The main points in a nutshell

  • Swiss musicians earn CHF 0.0018 for every song streamed
  • Musicians need to generate around 1,111 streams to sell one CD
  • Concerts are where they make most of their money

We are in the middle of a golden age for Swiss music. Aside from the usual old-fashioned Swiss-German rock, there are now innovative local musicians to discover wherever you look. Rap, rock, indie pop and a few electro hipsters keep us entertained with live shows, mix tapes, Spotify playlists, 24/7 Insta stories and must-have merchandise. Our favorite stars are omnipresent. But do they make a living out of their music or do they need additional jobs to top up the money they earn from concerts, streaming, merchandise, royalties and subsidies? The answer is probably the latter.

A CD is worth more than 1,000 streams

1,000 CDs sold

22,000 francs of income

1,111,111 streams

22,000 francs of income

If musicians receive an average of two francs per CD sold, they have to generate 1,111 streams to earn the same amount. In other words, 1,000 CDs sold are equivalent to 1,111,111 streams.
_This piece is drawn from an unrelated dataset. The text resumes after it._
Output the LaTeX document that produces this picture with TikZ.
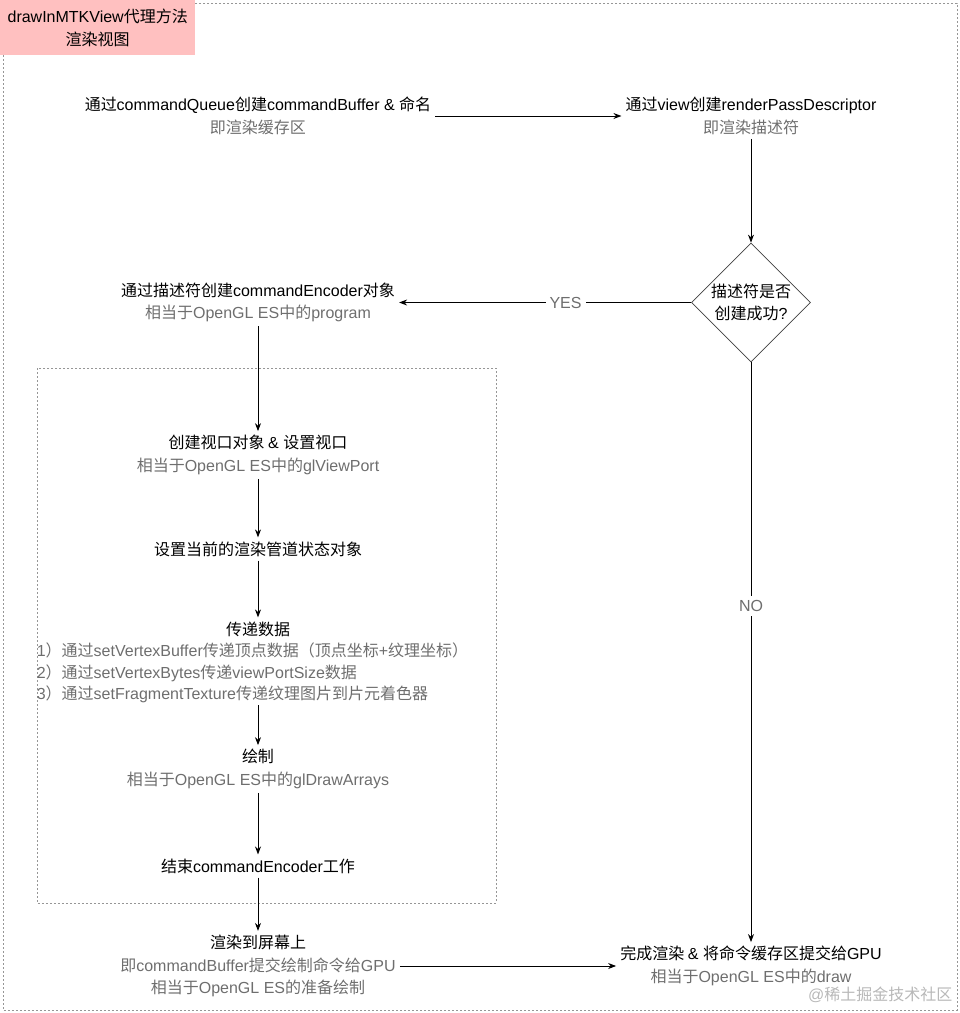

Lo & Leduc fill concert halls, dominate the charts and are dream sons-in-law, but even they have part-time jobs in communications – they don’t want to be financially dependent on music as the pressure would take away the joy they derive from it. Luca Hänni, by contrast, is concentrating entirely on his celebrity career, with TV shows such as Let’s Dance being among his sources of income – the 25-year-old has long since stopped working in his original profession of bricklaying. And rapper and Swiss Music Award winner Steff la Cheffe has had stints working in a cheese store.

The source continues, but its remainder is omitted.